Text processing and mining
In
Structuring historical information from textual resources for further analysis is the bottom line of many research projects. The interesting differences come usually from the various source materials these projects mine. The general public-aimed Agora project [1] enriches museum collections with historical knowledge in order to help users place museum objects in their historical contexts. To this end, Agora employs information extraction techniques from statistical natural language processing to extract named entities (actors, locations, times, event names) from textual resources such as Wikipedia and collection catalogues which are used to populate SEM [95] (see Section 4.1.1) instances. From the object descriptions, also relevant historical entities are extracted which can be linked to the events. To formalize this workflow, Segers et al. [94] present a prototype extraction pipeline for extracting events and their properties from text using off-the-shelf natural language processing tools such as named entity recognition and pattern-based approaches. The main problem they encounter is that the notion of events is still ill-defined in NLP research, and as such tools are not yet readily available.
Textual encoding of the media have also been the source to extract historical knowledge in several projects.
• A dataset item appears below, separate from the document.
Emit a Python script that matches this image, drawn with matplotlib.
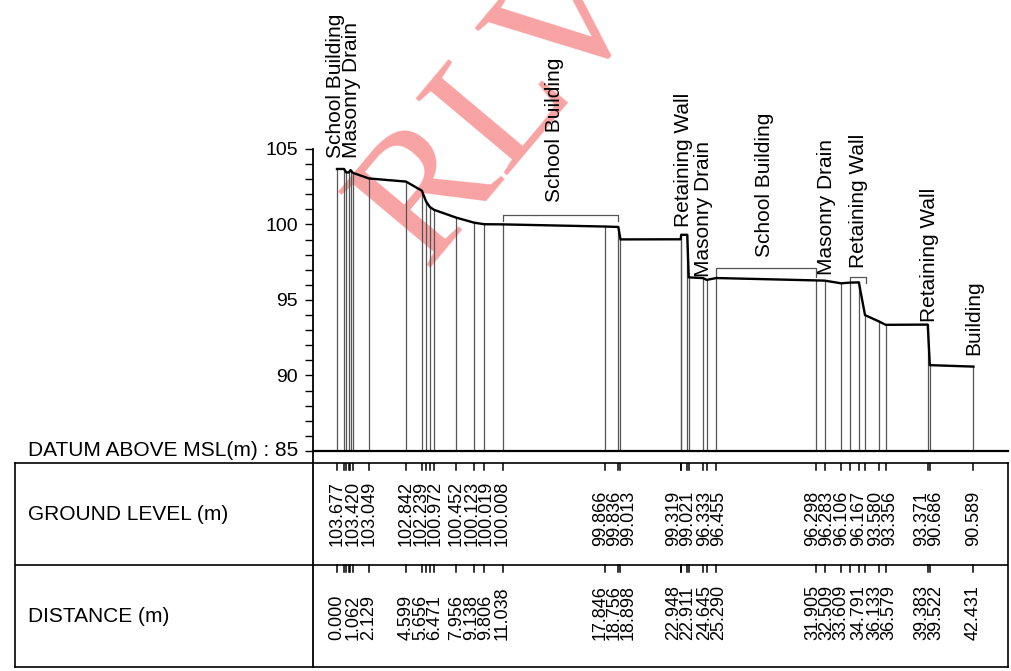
import numpy as np
import matplotlib
matplotlib.use("Agg")
import matplotlib.pyplot as plt

plt.rcParams['font.family'] = ['Liberation Sans', 'DejaVu Sans']

# Stations shown in the table (distance m, ground level m)
distances = [0.000, 1.062, 2.129, 4.599, 5.656, 6.471, 7.956, 9.138, 9.806, 11.038,
             17.846, 18.756, 18.898, 22.948, 22.911, 24.645, 25.290,
             31.905, 32.509, 33.609, 34.791, 36.133, 36.579, 39.383, 39.522, 42.431]
levels = [103.677, 103.420, 103.049, 102.842, 102.239, 100.972, 100.452, 100.123, 100.019, 100.008,
          99.866, 99.836, 99.013, 99.319, 99.021, 96.333, 96.455,
          96.298, 96.283, 96.106, 96.167, 93.580, 93.356, 93.371, 90.686, 90.589]

# Ground profile vertices as drawn (includes unlabelled break points)
profile_x = [0.000, 0.47, 0.62, 0.80, 0.90, 1.062, 2.129, 4.599, 5.656, 5.95, 6.2, 6.471,
             7.956, 9.138, 9.806, 11.038, 17.846, 18.756, 18.898, 22.911, 22.948, 23.35,
             23.45, 24.40, 24.645, 25.290, 31.905, 32.509, 33.609, 34.20, 34.791, 35.20,
             36.133, 36.579, 39.383, 39.522, 42.431]
profile_y = [103.677, 103.677, 103.45, 103.45, 103.60, 103.420, 103.049, 102.842, 102.239, 101.5,
             101.15, 100.972, 100.452, 100.123, 100.019, 100.008, 99.866, 99.836, 99.013, 99.021,
             99.319, 99.319, 96.50, 96.45, 96.333, 96.455, 96.298, 96.283, 96.106, 96.15,
             96.167, 94.00, 93.580, 93.356, 93.371, 90.686, 90.589]

# Feature annotations
features = ['School Building', 'Masonry Drain', 'School Building', 'Retaining Wall',
            'Masonry Drain', 'School Building', 'Masonry Drain', 'Retaining Wall',
            'Retaining Wall', 'Building']
feature_x = [-0.13, 0.98, 14.53, 23.07, 24.43, 28.53, 32.6, 34.8, 39.47, 42.47]
feature_y = [104.4, 104.4, 101.5, 99.85, 96.5, 97.87, 96.66, 97.1, 93.56, 91.36]

# Brackets over structures: (start, end, top level, end level)
bracket_start = [11.038, 25.290, 34.20]
bracket_end = [18.756, 31.905, 35.27]
bracket_top = [100.63, 97.14, 96.54]
bracket_low = [100.23, 96.54, 96.10]

datum = 85
W, H = 1011, 671
px = 15.0          # pixels per metre along the chainage
x0px = 337         # pixel of chainage 0


def xdata(p):
    return (p - x0px) / px


def spread(xs, gap):
    # push crowded labels apart, each crowded group centred on its stations
    groups = []
    for x in xs:
        groups.append([1, x])
        while len(groups) > 1:
            a, b = groups[-2], groups[-1]
            a_end = a[1] + (a[0] - 1) * gap / 2
            b_start = b[1] - (b[0] - 1) * gap / 2
            if b_start - a_end < gap:
                n = a[0] + b[0]
                groups[-2:] = [[n, (a[1] * a[0] + b[1] * b[0]) / n]]
            else:
                break
    out = []
    for n, c in groups:
        out += [c + (k - (n - 1) / 2) * gap for k in range(n)]
    return out


fig = plt.figure(figsize=(W / 100, H / 100), dpi=100)

# profile axes
ax = fig.add_axes([313 / W, (H - 451) / H, (1008 - 313) / W, (451 - 149) / H])
ax.set_xlim(xdata(313), xdata(1008))
ax.set_ylim(85, 105)
for s in ['top', 'right']:
    ax.spines[s].set_visible(False)
ax.spines['left'].set_linewidth(1.3)
ax.spines['bottom'].set_linewidth(1.6)
ax.set_xticks([])
ax.set_yticks([85, 90, 95, 100, 105])
ax.set_yticklabels(['', '90', '95', '100', '105'])
ax.set_yticks(np.arange(85, 106, 1), minor=True)
ax.tick_params(axis='y', which='both', length=6, width=1, direction='out', labelsize=14, pad=5)
ax.set_facecolor('none')

# watermark
ax.text(xdata(424), 85 + (451 - 268) / 15.1, 'RLV', family='Liberation Serif', fontsize=132,
        color='#f8a3a3', rotation=50, rotation_mode='anchor', ha='left', va='baseline',
        zorder=0, clip_on=False)

for x, y in zip(profile_x, profile_y):
    ax.plot([x, x], [datum, y], color='#555555', lw=0.9, zorder=2)
ax.plot(profile_x, profile_y, color='black', lw=1.7, zorder=3)

for x1, x2, yt, yl in zip(bracket_start, bracket_end, bracket_top, bracket_low):
    ax.plot([x1, x1, x2, x2], [yl, yt, yt, yl], color='#555555', lw=0.9)

for name, x, y in zip(features, feature_x, feature_y):
    ax.text(x, y, name, rotation=90, ha='center', va='bottom', fontsize=15, clip_on=False)

fig.text(298 / W, (H - 451) / H, 'DATUM ABOVE MSL(m) : 85', ha='right', va='center', fontsize=15)

# table
tb = fig.add_axes([15 / W, (H - 667) / H, (1008 - 15) / W, (667 - 463) / H])
tb.set_xlim(xdata(15), xdata(1008))
tb.set_ylim(0, 2)
tb.set_xticks([])
tb.set_yticks([])
for s in tb.spines.values():
    s.set_linewidth(1.2)
tb.axhline(1, color='black', lw=1.2)
tb.plot([xdata(313)] * 2, [0, 2.12], color='black', lw=1.3, clip_on=False)
tb.text(xdata(28), 1.5, 'GROUND LEVEL (m)', ha='left', va='center', fontsize=15)
tb.text(xdata(28), 0.5, 'DISTANCE (m)', ha='left', va='center', fontsize=15)

tick_len = 7 / 102
for x in profile_x:
    tb.plot([x, x], [2, 2 - tick_len], color='black', lw=1.1)
    tb.plot([x, x], [1, 1 - tick_len], color='black', lw=1.1)

label_x = spread(distances, 14 / px)
for lx, d, lv in zip(label_x, distances, levels):
    tb.text(lx, (667 - 546) / 102, f'{lv:.3f}', rotation=90, ha='center', va='bottom', fontsize=13)
    tb.text(lx, (667 - 640) / 102, f'{d:.3f}', rotation=90, ha='center', va='bottom', fontsize=13)

fig.savefig('out.png', dpi=100)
The Bridge project [18] aims at bringing more cohesion into Dutch television archives by finding relevant links between the official archives maintained at the Netherlands Institute for Sound and Vision and other information sources such as program guides and broadcasting organizations websites. It is thus focused on improving access to television archives for media professionals. In order to do so, relevant entities are extracted from archives by using statistical NLP techniques. Furthermore, they will detect interesting events in television archives by detecting redundant stories, utilising the structure of the archive to identify links between different entities [19]. The Poli Media project [84] mines the text of minutes of the general state debates to extract and link historical entities from the archives of historical newspapers, radio bulletins and television programs.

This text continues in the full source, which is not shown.